**THE EXERCISE:** Your task is to retype the lines from the opening of the material through the line that includes "import plotly.graph_objects as go". Do not copy the pictures.

**COLLECTED DATA:**
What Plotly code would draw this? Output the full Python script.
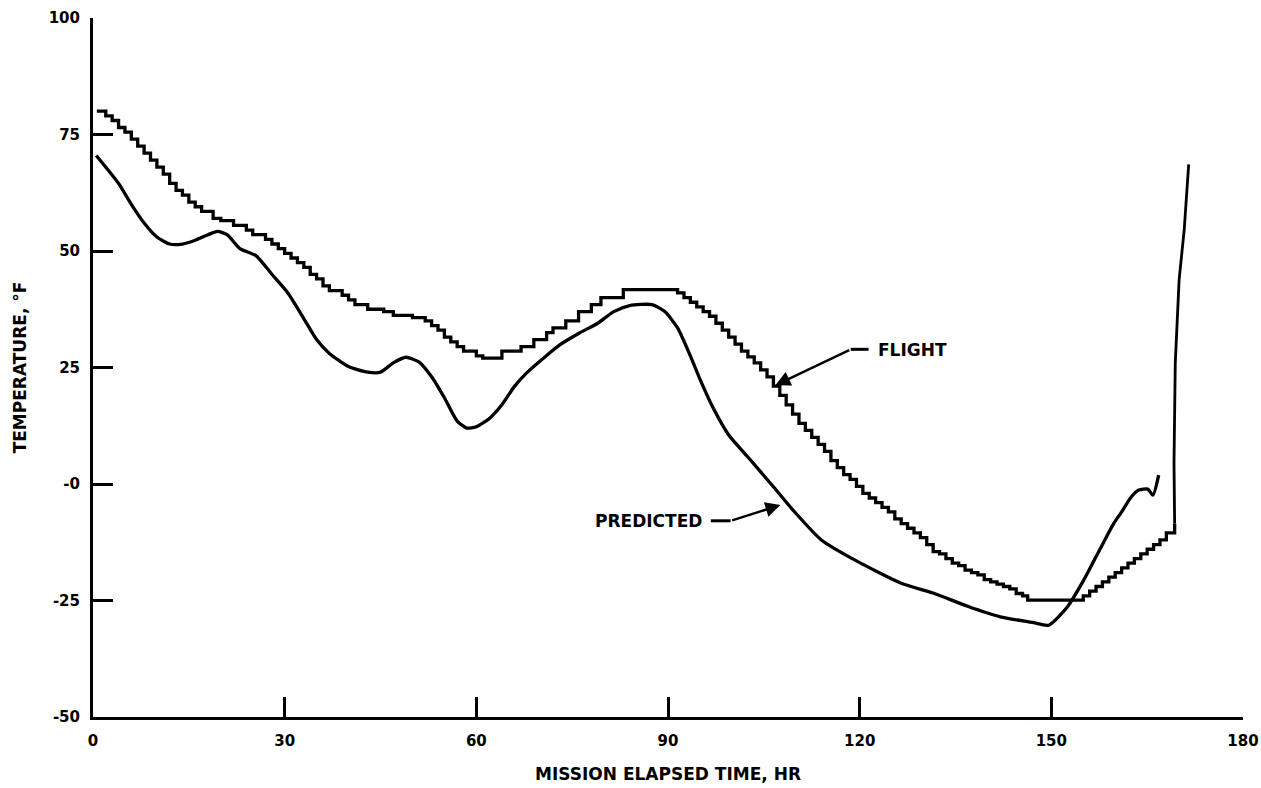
import plotly.graph_objects as go

# ---------------- data ----------------
flight_x = [0.6, 2, 3, 4, 5, 6, 7, 8, 9, 10, 11, 12, 13, 14, 15, 16, 17, 18.8, 20, 22, 24, 25, 27, 28, 29, 30,
            31, 32, 33, 34, 35, 36, 37, 39, 40, 41, 43, 45.5, 47, 50, 52, 53, 54, 55, 56, 57, 58, 60, 61, 64,
            67, 69, 71, 72, 74, 76, 78, 79.5, 83, 91.5, 92.5, 93.5, 94.5, 95.5, 96.5, 97.5, 98.5, 99.5, 100.5,
            101.5, 102.5, 103.5, 104.5, 105.5, 106.5, 107.5, 108.5, 109.5, 110.5, 111.5, 112.5, 113.5, 114.5,
            115.5, 116.5, 117.5, 118.5, 119.5, 120.5, 121.5, 122.5, 123.5, 124.5, 125.5, 126.5, 127.5, 128.5,
            129.5, 130.5, 131.5, 132.5, 133.5, 134.5, 135.5, 136.5, 137.5, 138.5, 139.5, 140.5, 141.5, 142.5,
            143.5, 144.5, 145.5, 146.3, 155, 156, 157, 158, 159, 160, 161, 162, 163, 164, 165, 166, 167, 168,
            169.3]
flight_y = [80, 79, 78, 76.5, 75.5, 74, 72.5, 71, 69.5, 68, 66.5, 64.5, 63, 62, 60.5, 59.5, 58.5, 57, 56.5, 55.5,
            54.5, 53.5, 52.5, 51.5, 50.5, 49.5, 48.5, 47.5, 46.5, 45, 44, 42.5, 41.5, 40.5, 39.5, 38.5, 37.5,
            37, 36.2, 35.7, 35, 34, 33, 31.5, 30.5, 29.5, 28.5, 27.5, 27, 28.5, 29.5, 31, 32.5, 33.5, 35, 37,
            38.5, 40, 41.7, 41, 40, 39, 38, 37, 36, 34.5, 33, 31.5, 30, 28.5, 27.3, 26, 24.5, 23, 21, 19, 17,
            15, 13, 11.5, 10, 8.5, 7, 5, 3.5, 2, 1, -0.5, -2, -3, -4, -5, -6, -7.5, -8.5, -9.5, -10.5, -11.5,
            -13, -14.5, -15, -16, -17, -17.5, -18.5, -19, -19.5, -20.5, -21, -21.5, -22, -22.5, -23.5, -24,
            -24.9, -24, -23, -22, -21, -20, -19, -18, -17, -16, -15, -14, -13, -12, -10.5, -8.5]

# final rapid rise of the flight trace
flight_rise_x = [169.3, 169.2, 169.4, 170.0, 170.8, 171.5]
flight_rise_y = [-8.5, 4.5, 26.0, 43.8, 54.6, 68.6]

predicted_x = [0.5, 2, 4, 6, 8, 10, 12, 14, 16, 18, 19.5, 21, 23, 25.5, 28, 30.5, 33, 35, 37, 40, 43, 45, 47,
               49, 51, 53, 55, 57, 58.5, 60, 62, 64, 66, 68, 70.5, 73, 76, 79, 81.5, 84, 87.5, 89.5, 91.5,
               93.5, 95, 97, 99.5, 102.5, 106.5, 109.5, 114, 119.5, 126.5, 131.5, 137, 142, 147, 149.6,
               152.5, 155, 157.8, 159.8, 161, 162.5, 163.7, 165.1, 165.9, 166.8]
predicted_y = [70.5, 68, 64.5, 60, 56, 53, 51.5, 51.5, 52.3, 53.5, 54.2, 53.5, 50.5, 49, 45, 41, 35.5, 31, 28,
               25.2, 24, 24, 26, 27.2, 26.2, 23, 18.5, 13.5, 12, 12.3, 14, 17, 21, 24, 27, 29.8, 32.3, 34.5,
               37, 38.3, 38.5, 37, 33.5, 27.5, 22.5, 16.5, 10.5, 5.8, -0.6, -5.5, -12, -16.5, -21.3, -23.4,
               -26.3, -28.5, -29.7, -30.3, -26.4, -20.8, -13.5, -8.4, -6, -2.8, -1.3, -1.1, -2.4, 1.9]

x_ticks = [0, 30, 60, 90, 120, 150, 180]
y_ticks = [-50, -25, 0, 25, 50, 75, 100]
y_tick_text = ["-50", "-25", "-0", "25", "50", "75", "100"]

# annotation anchor points (data units)
flight_label = (128.3, 28.7)
flight_arrow_tail = (118.6, 28.9)
flight_arrow_bend = (121.4, 28.9)
flight_arrow_tip = (106.8, 21.2)
pred_label = (86.9, -7.9)
pred_arrow_tail = (99.8, -7.9)
pred_arrow_bend = (96.7, -7.9)
pred_arrow_tip = (107.6, -4.5)

FONT = "DejaVu Sans"
LW = 3.3

fig = go.Figure()
fig.add_trace(go.Scatter(x=flight_x, y=flight_y, mode="lines", line=dict(color="black", width=LW, shape="hv"),
                         showlegend=False, hoverinfo="skip"))
fig.add_trace(go.Scatter(x=flight_rise_x, y=flight_rise_y, mode="lines", line=dict(color="black", width=LW * 0.85),
                         showlegend=False, hoverinfo="skip"))
fig.add_trace(go.Scatter(x=predicted_x, y=predicted_y, mode="lines",
                         line=dict(color="black", width=LW, shape="spline", smoothing=0.6),
                         showlegend=False, hoverinfo="skip"))

# labels
fig.add_annotation(x=flight_label[0], y=flight_label[1], text="<b>FLIGHT</b>", showarrow=False,
                   font=dict(family=FONT, size=17, color="black"), xanchor="center", yanchor="middle")
fig.add_annotation(x=pred_label[0], y=pred_label[1], text="<b>PREDICTED</b>", showarrow=False,
                   font=dict(family=FONT, size=17, color="black"), xanchor="center", yanchor="middle")

# arrows
for tail, bend, tip in [(flight_arrow_tail, flight_arrow_bend, flight_arrow_tip),
                        (pred_arrow_tail, pred_arrow_bend, pred_arrow_tip)]:
    fig.add_shape(type="line", x0=bend[0], y0=bend[1], x1=tail[0], y1=tail[1],
                  line=dict(color="black", width=3))
    fig.add_annotation(x=tip[0], y=tip[1], ax=tail[0], ay=tail[1], axref="x", ayref="y",
                       xref="x", yref="y", text="", showarrow=True, arrowhead=2, arrowsize=1.2,
                       arrowwidth=2.5, arrowcolor="black")

fig.update_xaxes(range=[0, 180], tickvals=x_ticks, ticktext=[str(v) for v in x_ticks],
                 showline=True, linecolor="black", linewidth=3, ticks="inside", ticklen=20,
                 tickwidth=2.5, tickcolor="black", showgrid=False, zeroline=False, automargin=False,
                 tickfont=dict(family=FONT, size=15, color="black", weight="bold"),
                 ticklabelstandoff=8,
                 title=dict(text="<b>MISSION ELAPSED TIME, HR</b>", font=dict(family=FONT, size=17, color="black"),
                            standoff=20))
fig.update_yaxes(range=[-50, 100], tickvals=y_ticks, ticktext=y_tick_text,
                 showline=True, linecolor="black", linewidth=3, ticks="inside", ticklen=20,
                 tickwidth=2.5, tickcolor="black", showgrid=False, zeroline=False, automargin=False,
                 tickfont=dict(family=FONT, size=15, color="black", weight="bold"),
                 ticklabelstandoff=7,
                 title=dict(text="<b>TEMPERATURE, °F</b>", font=dict(family=FONT, size=17, color="black"),
                            standoff=18))

fig.update_layout(width=1261, height=788, margin=dict(l=93, r=18, t=18, b=71),
                  plot_bgcolor="white", paper_bgcolor="white")

fig.write_html("out.html", config={"displayModeBar": False},
               post_script="document.body.style.margin='0';document.body.style.overflow='hidden';")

**SOLUTION BELOW:**
What Plotly code would draw this? Output the full Python script.
import plotly.graph_objects as go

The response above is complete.